- Problem to solve -
Starting at the first line of the data below, retype every line up to and including the one containing "at (30, 38)".

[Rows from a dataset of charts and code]
>>

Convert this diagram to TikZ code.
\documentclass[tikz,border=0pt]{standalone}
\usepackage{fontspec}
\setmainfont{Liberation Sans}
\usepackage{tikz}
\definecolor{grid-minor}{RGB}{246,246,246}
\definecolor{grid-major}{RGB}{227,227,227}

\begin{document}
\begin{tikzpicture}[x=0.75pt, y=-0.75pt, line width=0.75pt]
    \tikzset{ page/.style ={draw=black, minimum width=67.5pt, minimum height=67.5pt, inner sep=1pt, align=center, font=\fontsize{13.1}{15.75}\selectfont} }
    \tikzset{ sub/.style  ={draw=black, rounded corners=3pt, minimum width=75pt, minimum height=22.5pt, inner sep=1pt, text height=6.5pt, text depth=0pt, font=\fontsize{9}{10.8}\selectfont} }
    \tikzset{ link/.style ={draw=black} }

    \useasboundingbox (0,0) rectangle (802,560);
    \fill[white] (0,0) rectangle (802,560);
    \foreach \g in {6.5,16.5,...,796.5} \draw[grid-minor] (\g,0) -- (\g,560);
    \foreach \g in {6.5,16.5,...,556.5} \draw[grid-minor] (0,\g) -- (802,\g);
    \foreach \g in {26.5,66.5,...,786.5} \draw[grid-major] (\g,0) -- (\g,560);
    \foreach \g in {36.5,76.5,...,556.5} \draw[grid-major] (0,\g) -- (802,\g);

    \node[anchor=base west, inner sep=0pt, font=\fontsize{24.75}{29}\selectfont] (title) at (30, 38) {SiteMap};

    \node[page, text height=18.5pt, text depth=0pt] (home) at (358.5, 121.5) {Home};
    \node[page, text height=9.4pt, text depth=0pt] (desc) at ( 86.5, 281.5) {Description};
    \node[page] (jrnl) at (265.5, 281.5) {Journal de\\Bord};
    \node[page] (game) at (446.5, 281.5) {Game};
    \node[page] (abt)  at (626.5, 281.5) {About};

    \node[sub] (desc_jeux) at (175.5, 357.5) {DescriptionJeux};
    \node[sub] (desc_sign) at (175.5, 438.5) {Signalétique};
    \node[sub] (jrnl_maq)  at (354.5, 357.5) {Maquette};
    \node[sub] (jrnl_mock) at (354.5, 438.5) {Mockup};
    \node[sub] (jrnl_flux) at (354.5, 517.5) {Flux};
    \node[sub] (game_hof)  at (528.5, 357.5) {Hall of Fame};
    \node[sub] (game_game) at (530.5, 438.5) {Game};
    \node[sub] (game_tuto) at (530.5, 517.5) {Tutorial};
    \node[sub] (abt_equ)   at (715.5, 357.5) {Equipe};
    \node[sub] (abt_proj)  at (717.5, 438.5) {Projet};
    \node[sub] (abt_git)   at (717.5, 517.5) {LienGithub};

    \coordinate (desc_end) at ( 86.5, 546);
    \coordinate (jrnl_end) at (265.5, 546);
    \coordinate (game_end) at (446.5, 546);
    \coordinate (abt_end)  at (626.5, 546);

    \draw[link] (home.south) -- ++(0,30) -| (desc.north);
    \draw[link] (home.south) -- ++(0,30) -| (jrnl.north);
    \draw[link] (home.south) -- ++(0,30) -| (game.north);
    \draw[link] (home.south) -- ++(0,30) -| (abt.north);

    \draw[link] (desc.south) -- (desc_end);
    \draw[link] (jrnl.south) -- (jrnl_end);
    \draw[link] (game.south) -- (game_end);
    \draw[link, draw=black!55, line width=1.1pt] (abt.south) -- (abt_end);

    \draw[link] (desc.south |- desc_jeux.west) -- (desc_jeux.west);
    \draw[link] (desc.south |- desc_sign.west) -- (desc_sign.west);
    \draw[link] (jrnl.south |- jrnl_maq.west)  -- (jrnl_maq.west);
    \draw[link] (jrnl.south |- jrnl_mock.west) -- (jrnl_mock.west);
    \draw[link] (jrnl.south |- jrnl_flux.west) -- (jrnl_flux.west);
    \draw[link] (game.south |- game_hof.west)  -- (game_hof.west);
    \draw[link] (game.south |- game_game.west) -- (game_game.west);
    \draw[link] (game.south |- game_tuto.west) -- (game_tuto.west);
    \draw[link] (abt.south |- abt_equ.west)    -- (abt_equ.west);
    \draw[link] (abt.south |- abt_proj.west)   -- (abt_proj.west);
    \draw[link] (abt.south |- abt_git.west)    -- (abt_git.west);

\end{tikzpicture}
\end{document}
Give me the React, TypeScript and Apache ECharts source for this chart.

<<

- Complete answer -
Convert this diagram to TikZ code.
\documentclass[tikz,border=0pt]{standalone}
\usepackage{fontspec}
\setmainfont{Liberation Sans}
\usepackage{tikz}
\definecolor{grid-minor}{RGB}{246,246,246}
\definecolor{grid-major}{RGB}{227,227,227}

\begin{document}
\begin{tikzpicture}[x=0.75pt, y=-0.75pt, line width=0.75pt]
    \tikzset{ page/.style ={draw=black, minimum width=67.5pt, minimum height=67.5pt, inner sep=1pt, align=center, font=\fontsize{13.1}{15.75}\selectfont} }
    \tikzset{ sub/.style  ={draw=black, rounded corners=3pt, minimum width=75pt, minimum height=22.5pt, inner sep=1pt, text height=6.5pt, text depth=0pt, font=\fontsize{9}{10.8}\selectfont} }
    \tikzset{ link/.style ={draw=black} }

    \useasboundingbox (0,0) rectangle (802,560);
    \fill[white] (0,0) rectangle (802,560);
    \foreach \g in {6.5,16.5,...,796.5} \draw[grid-minor] (\g,0) -- (\g,560);
    \foreach \g in {6.5,16.5,...,556.5} \draw[grid-minor] (0,\g) -- (802,\g);
    \foreach \g in {26.5,66.5,...,786.5} \draw[grid-major] (\g,0) -- (\g,560);
    \foreach \g in {36.5,76.5,...,556.5} \draw[grid-major] (0,\g) -- (802,\g);

    \node[anchor=base west, inner sep=0pt, font=\fontsize{24.75}{29}\selectfont] (title) at (30, 38) {SiteMap};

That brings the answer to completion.